Your daily digest of the biggest business news in China, translated and summarized every day.
Shanxi government loses 21 per cent of court cases
Shanxi provincial government lost 21.84 per cent of administrative cases against it, according to a report from its high court.
Administrative lawsuits against Chinese governments have been on the increase recently. The number of cases lodged in Beijing was up 20.5 per cent in 2013 and 23.7 per cent in Shanghai.
Though citizens can win up 40 per cent of cases against government in some provinces like Henan, Anhui and Shandong, the national average is only about 8.62 per cent, highlighting the difficulty citizens have suing the government under the country’s administrative law.

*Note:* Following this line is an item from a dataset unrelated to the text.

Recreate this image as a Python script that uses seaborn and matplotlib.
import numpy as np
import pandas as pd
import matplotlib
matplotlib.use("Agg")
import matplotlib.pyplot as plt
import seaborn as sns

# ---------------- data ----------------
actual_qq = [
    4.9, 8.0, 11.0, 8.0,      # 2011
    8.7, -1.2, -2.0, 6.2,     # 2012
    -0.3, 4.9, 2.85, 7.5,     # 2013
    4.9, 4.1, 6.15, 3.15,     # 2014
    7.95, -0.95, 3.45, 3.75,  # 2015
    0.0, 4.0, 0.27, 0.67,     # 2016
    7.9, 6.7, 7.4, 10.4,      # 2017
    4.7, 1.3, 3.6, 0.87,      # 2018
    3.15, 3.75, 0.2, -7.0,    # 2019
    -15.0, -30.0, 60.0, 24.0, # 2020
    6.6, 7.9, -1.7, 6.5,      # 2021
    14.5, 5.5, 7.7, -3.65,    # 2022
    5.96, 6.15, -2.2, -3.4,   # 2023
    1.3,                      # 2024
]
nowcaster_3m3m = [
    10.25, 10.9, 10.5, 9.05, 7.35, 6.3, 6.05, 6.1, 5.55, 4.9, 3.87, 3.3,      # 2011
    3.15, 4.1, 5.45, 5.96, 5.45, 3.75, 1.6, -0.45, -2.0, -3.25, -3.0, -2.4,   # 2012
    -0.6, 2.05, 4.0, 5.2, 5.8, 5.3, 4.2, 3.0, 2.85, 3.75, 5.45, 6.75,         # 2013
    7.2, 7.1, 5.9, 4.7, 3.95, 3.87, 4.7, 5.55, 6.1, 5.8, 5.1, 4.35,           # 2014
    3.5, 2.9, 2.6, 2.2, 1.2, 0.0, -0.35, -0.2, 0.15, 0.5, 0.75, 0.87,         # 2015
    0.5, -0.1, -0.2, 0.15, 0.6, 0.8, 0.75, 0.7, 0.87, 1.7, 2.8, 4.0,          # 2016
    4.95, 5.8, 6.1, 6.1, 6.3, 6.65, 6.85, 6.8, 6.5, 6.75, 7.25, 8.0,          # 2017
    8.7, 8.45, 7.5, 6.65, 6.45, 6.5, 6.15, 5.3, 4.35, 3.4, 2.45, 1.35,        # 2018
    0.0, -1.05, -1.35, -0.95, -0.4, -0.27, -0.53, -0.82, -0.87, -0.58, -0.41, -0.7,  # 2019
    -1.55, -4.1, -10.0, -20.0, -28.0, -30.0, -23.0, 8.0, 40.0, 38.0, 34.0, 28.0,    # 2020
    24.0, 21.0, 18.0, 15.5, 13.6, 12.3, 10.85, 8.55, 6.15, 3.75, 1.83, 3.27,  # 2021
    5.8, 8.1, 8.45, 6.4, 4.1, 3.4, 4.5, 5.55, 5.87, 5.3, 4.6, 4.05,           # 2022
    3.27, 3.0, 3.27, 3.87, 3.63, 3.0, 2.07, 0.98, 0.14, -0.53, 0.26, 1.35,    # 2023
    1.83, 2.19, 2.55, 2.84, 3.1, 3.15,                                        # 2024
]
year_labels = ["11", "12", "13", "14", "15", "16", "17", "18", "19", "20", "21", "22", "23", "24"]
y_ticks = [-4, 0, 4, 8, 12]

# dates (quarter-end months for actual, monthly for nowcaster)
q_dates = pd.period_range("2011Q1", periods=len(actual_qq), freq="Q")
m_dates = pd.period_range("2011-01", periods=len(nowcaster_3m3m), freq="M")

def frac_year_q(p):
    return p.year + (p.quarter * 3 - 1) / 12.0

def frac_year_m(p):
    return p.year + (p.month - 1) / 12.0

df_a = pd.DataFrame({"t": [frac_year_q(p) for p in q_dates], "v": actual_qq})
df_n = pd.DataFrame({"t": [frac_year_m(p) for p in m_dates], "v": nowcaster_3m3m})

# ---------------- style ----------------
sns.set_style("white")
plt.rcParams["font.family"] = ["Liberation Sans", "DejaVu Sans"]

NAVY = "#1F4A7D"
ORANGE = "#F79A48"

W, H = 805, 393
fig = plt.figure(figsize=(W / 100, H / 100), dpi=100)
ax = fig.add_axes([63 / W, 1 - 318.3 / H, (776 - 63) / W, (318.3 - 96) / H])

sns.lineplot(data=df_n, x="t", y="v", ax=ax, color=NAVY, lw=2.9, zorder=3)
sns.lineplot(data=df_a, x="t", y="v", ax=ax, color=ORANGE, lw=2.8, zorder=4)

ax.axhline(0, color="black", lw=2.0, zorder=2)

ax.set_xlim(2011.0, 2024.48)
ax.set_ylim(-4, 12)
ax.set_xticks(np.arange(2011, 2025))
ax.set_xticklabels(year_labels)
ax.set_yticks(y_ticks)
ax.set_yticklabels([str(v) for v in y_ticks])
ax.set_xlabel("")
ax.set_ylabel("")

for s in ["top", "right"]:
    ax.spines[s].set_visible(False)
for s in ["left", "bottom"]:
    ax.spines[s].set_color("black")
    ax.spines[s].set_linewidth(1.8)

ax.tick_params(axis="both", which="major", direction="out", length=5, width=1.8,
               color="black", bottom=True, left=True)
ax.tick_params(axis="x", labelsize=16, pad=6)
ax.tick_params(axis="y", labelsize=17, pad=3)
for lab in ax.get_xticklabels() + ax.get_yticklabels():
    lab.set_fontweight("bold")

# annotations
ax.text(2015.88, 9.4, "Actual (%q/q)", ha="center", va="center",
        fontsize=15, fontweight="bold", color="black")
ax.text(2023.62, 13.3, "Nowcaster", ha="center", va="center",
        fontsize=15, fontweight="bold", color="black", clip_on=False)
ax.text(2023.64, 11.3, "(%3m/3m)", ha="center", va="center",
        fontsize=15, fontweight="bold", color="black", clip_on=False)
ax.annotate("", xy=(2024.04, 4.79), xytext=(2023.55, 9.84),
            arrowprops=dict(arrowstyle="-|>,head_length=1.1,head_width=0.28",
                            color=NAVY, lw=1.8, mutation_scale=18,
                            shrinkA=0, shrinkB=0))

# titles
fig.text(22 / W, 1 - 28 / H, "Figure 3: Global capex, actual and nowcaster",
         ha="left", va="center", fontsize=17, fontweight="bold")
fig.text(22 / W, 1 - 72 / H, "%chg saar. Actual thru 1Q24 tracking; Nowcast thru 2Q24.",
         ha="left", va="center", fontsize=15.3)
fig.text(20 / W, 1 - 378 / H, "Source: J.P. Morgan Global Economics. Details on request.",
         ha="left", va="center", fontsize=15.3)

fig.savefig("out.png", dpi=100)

Vale sets up a new iron ore distribution centre in China
Brazilian iron ore giant Vale has set up a new iron ore distribution centre at the Port of Qingdao.
The Chinese port authority says the new centre is likely to reduce Vale’s logistics costs.

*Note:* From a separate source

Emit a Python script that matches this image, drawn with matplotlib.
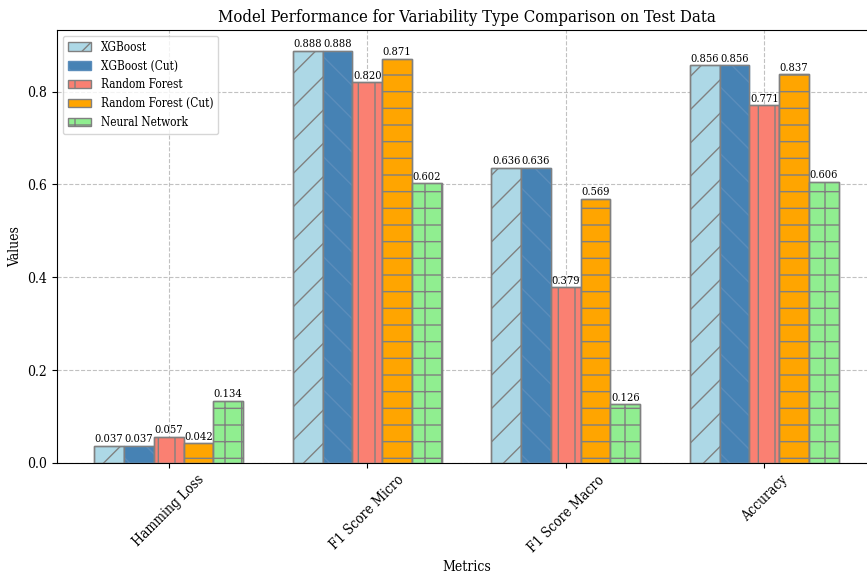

Vale is building a fleet of super ore carriers that are capable of shipping 400,000 tonne of commodities. The move is designed to drive down the transport costs.

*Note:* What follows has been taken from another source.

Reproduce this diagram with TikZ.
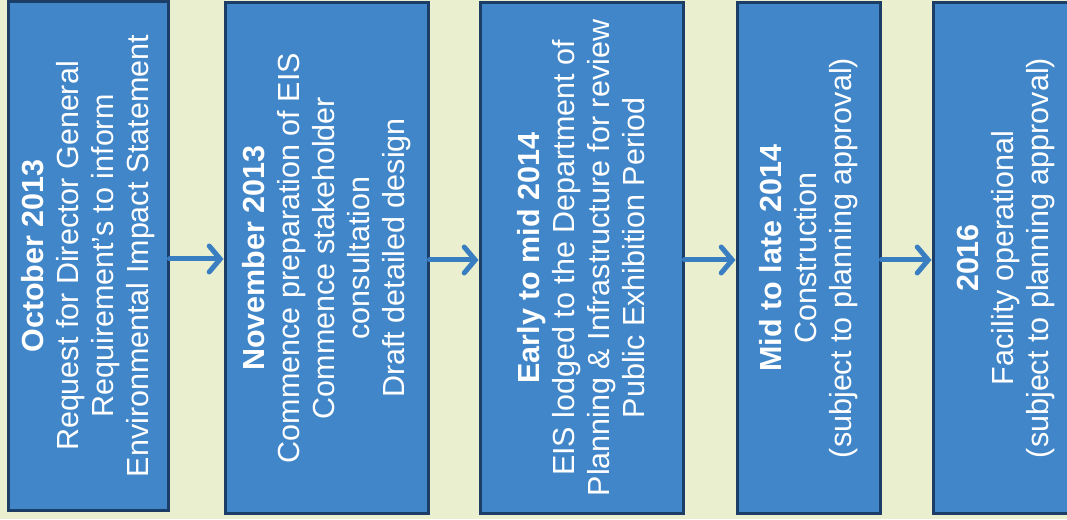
\documentclass[tikz,border=0pt]{standalone}
\usepackage{fontspec}
\setmainfont{Liberation Sans}
\usetikzlibrary{arrows.meta}
\definecolor{bgc}{HTML}{E9EFCF}
\definecolor{boxfill}{HTML}{4086C8}
\definecolor{boxedge}{HTML}{1B3D66}
\definecolor{arrc}{HTML}{3A7EC2}
\tikzset{
  stage/.style={draw=boxedge, line width=3pt, fill=boxfill, rotate=90,
    text=white, align=center, inner sep=0pt,
    font=\fontsize{30.5}{35}\selectfont},
  flow/.style={draw=arrc, line width=5pt, line cap=round,
    -{Straight Barb[length=11pt,width=26pt,line cap=round]}}
}
\begin{document}
\begin{tikzpicture}[x=1pt,y=1pt]
\fill[bgc] (0,0) rectangle (1067,519);
\useasboundingbox (0,0) rectangle (1067,519);
\node[stage, minimum width=508pt, minimum height=160pt] (b1) at (88,263)
  {\textbf{October 2013}\\Request for Director General\\Requirement's to inform\\Environmental Impact Statement};
\node[stage, minimum width=510pt, minimum height=203pt] (b2) at (326.5,261)
  {\textbf{November 2013}\\Commence preparation of EIS\\Commence stakeholder\\consultation\\Draft detailed design};
\node[stage, minimum width=510pt, minimum height=203pt] (b3) at (581.5,261)
  {\textbf{Early to mid 2014}\\EIS lodged to the Department of\\Planning \& Infrastructure for review\\Public Exhibition Period};
\node[stage, minimum width=510pt, minimum height=143pt] (b4) at (808.5,261)
  {\textbf{Mid to late 2014}\\Construction\\(subject to planning approval)};
\node[stage, minimum width=510pt, minimum height=145pt] (b5) at (1005.5,261)
  {\textbf{2016}\\Facility operational\\(subject to planning approval)};
\draw[flow] (b1.south |- 0,260) -- (b2.north |- 0,260);
\draw[flow] (b2.south |- 0,259) -- (b3.north |- 0,259);
\draw[flow] (b3.south |- 0,259) -- (b4.north |- 0,259);
\draw[flow] (b4.south |- 0,259) -- (b5.north |- 0,259);
\end{tikzpicture}
\end{document}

Low iron ore price boosts Chinese steel mills’ bottom line
Chinese steel mills are set to earn 28 billion yuan in profit this year, making 2014 the best performing year in the last three years.
66 out of 88 major steel mills were profitable during the month of October, a significant improvement from April this year when nearly half of all steel mills were in the red.
Analysts say Chinese steel mills are profitable again due to rapidly declining iron ore and coking coal prices.
Land sales recover in major cities
Over 190 billion yuan worth of land have been sold so far this year in Beijing, breaking last year’s record.
Land sales in other three major tier one cities -- Shanghai, Guangzhou, Shenzhen also rebounded significantly.
Developers spent 470 billion this year buying land in major cities.
Government spending still 2 trillion yuan short of 2015 target
From January to November all levels of the Chinese government spent 12.63 trillion yuan, 10.1 per cent more than the over the same period last year, according to figures released by the Ministry of Finance yesterday.
These government outlays account for only 82.5 per cent of budgeted outlays for the year, which means that if the government still plans to meet its spending target of over 15 trillion yuan, it will need to spend over 2 trillion yuan in December.
Over the past decade, fiscal spending in China has often peaked at the end of the year. In the past the central government has pledged to rein in these end-of-year 'spending sprees'.
Over the same 11-month period, government revenue had increased by 8.3 per cent to 12.96 trillion yuan.
Central government revenue grew by 7 per cent when compared to the first 11 months of 2013 to reach 6.1 trillion yuan.
Local government revenue over the January to November period was up 9.5 per cent to 6.85 trillion yuan.
Total tax revenue over the period reached 11.06 trillion yuan, a 7.5 per cent increase over the same period in 2013.
Revenue from state-owned financial institutions had increased in recent months, while the rate of growth in tax revenue related to the real estate sector has slowed, according to the Ministry of Finance.